Felmberg: Neben dem Unterricht, mit dem wir rund 36.000 Soldaten erreichen, gehen wir zum Beispiel auf Rüstzeiten, das sind Freizeiten mit geistlichem Inhalt. Dort erreichen wir rund 16.000 Soldatinnen und Soldaten. Dazu kommen regelmäßige Gottesdienste an den Standorten oder bei Übungen, wir geben das Monats-Magazin 'Junger Soldat' (JS) heraus und ich poste regelmäßig unter dem Namen "Militaerbischof" auf Instagram.

Felmberg: Natürlich ist die Lehre Jesu eine, die klar darauf setzt, dass Friedfertigkeit Gewaltspiralen unterbricht.
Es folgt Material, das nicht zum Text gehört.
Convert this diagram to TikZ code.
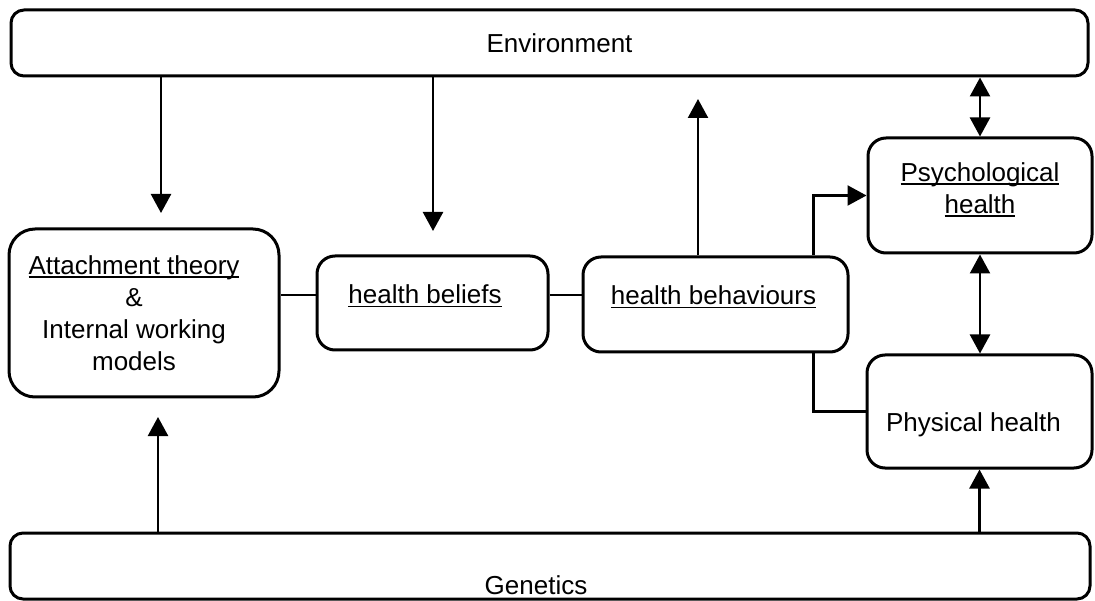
\documentclass[tikz,border=0pt]{standalone}
\usepackage{fontspec}
\setmainfont{Liberation Sans}
\usepackage{tikz}
\usetikzlibrary{arrows.meta}

\newcommand{\undl}[1]{\setbox0=\hbox{#1}\rlap{\rule[-3.5pt]{\wd0}{1.6pt}}\box0}

\begin{document}
\begin{tikzpicture}[x=1pt,y=-1pt]
    \tikzstyle{every node}+=[inner sep=0pt]
    \tikzstyle{box}=[draw, line width=3pt, rounded corners=18pt]
    \tikzstyle{txt}=[font=\fontsize{26}{32}\selectfont, align=center]
    \tikzstyle{arr}=[line width=2.4pt, -{Triangle[length=19pt,width=20pt]}]
    \tikzstyle{dbl}=[line width=2.4pt, {Triangle[length=19pt,width=20pt]}-{Triangle[length=19pt,width=20pt]}]
    \tikzstyle{link}=[line width=2.2pt]

    \useasboundingbox (0,0) rectangle (1095,601);

    % boxes
    \node [box, rounded corners=13pt, minimum width=1077pt, minimum height=66pt,
        label={[txt, xshift=10pt]center:Environment}] (env) at (549.5,43) {};
    \node [box, rounded corners=26pt, minimum width=270pt, minimum height=168pt,
        label={[txt, xshift=-10pt]center:{\undl{Attachment theory}\\\&\\Internal working\\models}}] (att) at (144,313) {};
    \node [box, minimum width=231pt, minimum height=94pt,
        label={[txt, xshift=-7.5pt, yshift=7pt]center:\undl{health beliefs}}] (bel) at (432.5,303) {};
    \node [box, minimum width=265pt, minimum height=95pt,
        label={[txt, xshift=-2pt, yshift=7.5pt]center:\undl{health behaviours}}] (beh) at (715.5,304.5) {};
    \node [box, minimum width=224pt, minimum height=115pt,
        label={[txt, yshift=6pt]center:{\undl{Psychological}\\\undl{health}}}] (psy) at (980,195.5) {};
    \node [box, minimum width=225pt, minimum height=113pt,
        label={[txt, xshift=-6pt, yshift=-13.5pt]center:Physical health}] (phy) at (979.5,411.5) {};
    \node [box, rounded corners=13pt, minimum width=1080pt, minimum height=66pt,
        label={[txt, xshift=-14pt, yshift=-19pt]center:Genetics}] (gen) at (550,566) {};

    % free arrow ends
    \coordinate (a1) at (161,213);
    \coordinate (b1) at (433,231);
    \coordinate (c1) at (698,99);
    \coordinate (a2) at (158,417);

    % connectors
    \draw [arr] (env.south -| a1) -- (a1);
    \draw [arr] (env.south -| b1) -- (b1);
    \draw [arr] (beh.north -| c1) -- (c1);
    \draw [dbl] (env.south -| psy.north) -- (psy.north);
    \draw [dbl] (psy.south) -- (psy.south |- phy.north);
    \draw [arr] (gen.north -| a2) -- (a2);
    \draw [arr] (gen.north -| phy.south) -- (phy.south);
    \draw [link] ([yshift=8pt]bel.west) -- ([yshift=8pt]bel.west -| att.east);
    \draw [link] ([yshift=8pt]bel.east) -- ([yshift=8pt]bel.east -| beh.west);
    \draw [arr, line width=2.2pt] ([xshift=-36pt]beh.north east) |- (psy.west);
    \draw [link] ([xshift=-36pt]beh.south east) |- (phy.west);
\end{tikzpicture}
\end{document}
Dennoch sind wir Teil dieser Welt. Wir leben noch nicht im Himmelreich und wissen, dass der Mensch Gerechter und Sünder zugleich ist. Wir müssen immer damit rechnen, dass der Mensch auch zu Schlechtem in der Lage ist. Deshalb müssen wir alles dafür tun, dass wir ausufernder Gewalt entgegentreten. Unsere Armee dient allein der Verteidigung. Da versteht es sich von selbst, dass wir unsere Soldaten in ihrem Leben und ihrer dienstlichen Aufgabe, unsere Sicherheit und unsere Freiheit zu verteidigen, begleiten und dafür auch ein Angebot machen, das aus dem christlichen Glauben kommt.
Felmberg: Das ist ein schillernder Begriff, der vom Minister bewusst gewählt wurde, um aufzurütteln. Verteidigungstüchtigkeit sagt das Gleiche. In einer Gesellschaft, die sich gar nicht mehr vorstellen kann, dass Demokratien Ziel von Boshaftigkeiten anderer Staaten werden können, ist Klartext manchmal gut. Ansonsten finde ich Verteidigungstüchtigkeit völlig ausreichend.
Felmberg: Nach dem Überfall auf die Ukraine ergaben sich ganz andere Herausforderungen für die Militärseelsorge. Für die Soldaten stellte sich die Frage: Wie rede ich mit meinem Kind über Krieg? Wie gehe ich damit um, wenn mein Kind in der Schule von anderen Kindern hört: 'Dein Vater ist bei der Bundeswehr, der muss jetzt in die Ukraine und stirbt da"? Auf solche Situationen in den Familien musste die Militärseelsorge reagieren. Wir haben so zum Beispiel einen Leitfaden und Videoclips zum Thema erarbeitet, wie man als Soldat mit den eigenen Kindern über Krieg spricht. Ein weiterer Punkt ist, mit welcher Intensität die Soldatinnen und Soldaten jetzt üben. Für die Soldaten gilt heute: Das, was du übst, kann Realität werden. Das hat mich schon beeindruckt – ebenso wie die Veränderung in meiner Kirche. Sie äußert sich in Friedensfragen heute differenzierter als noch vor einem Jahrzehnt. Denn eines ist klar: Ein entspanntes "Weiter so" können wir uns nicht leisten.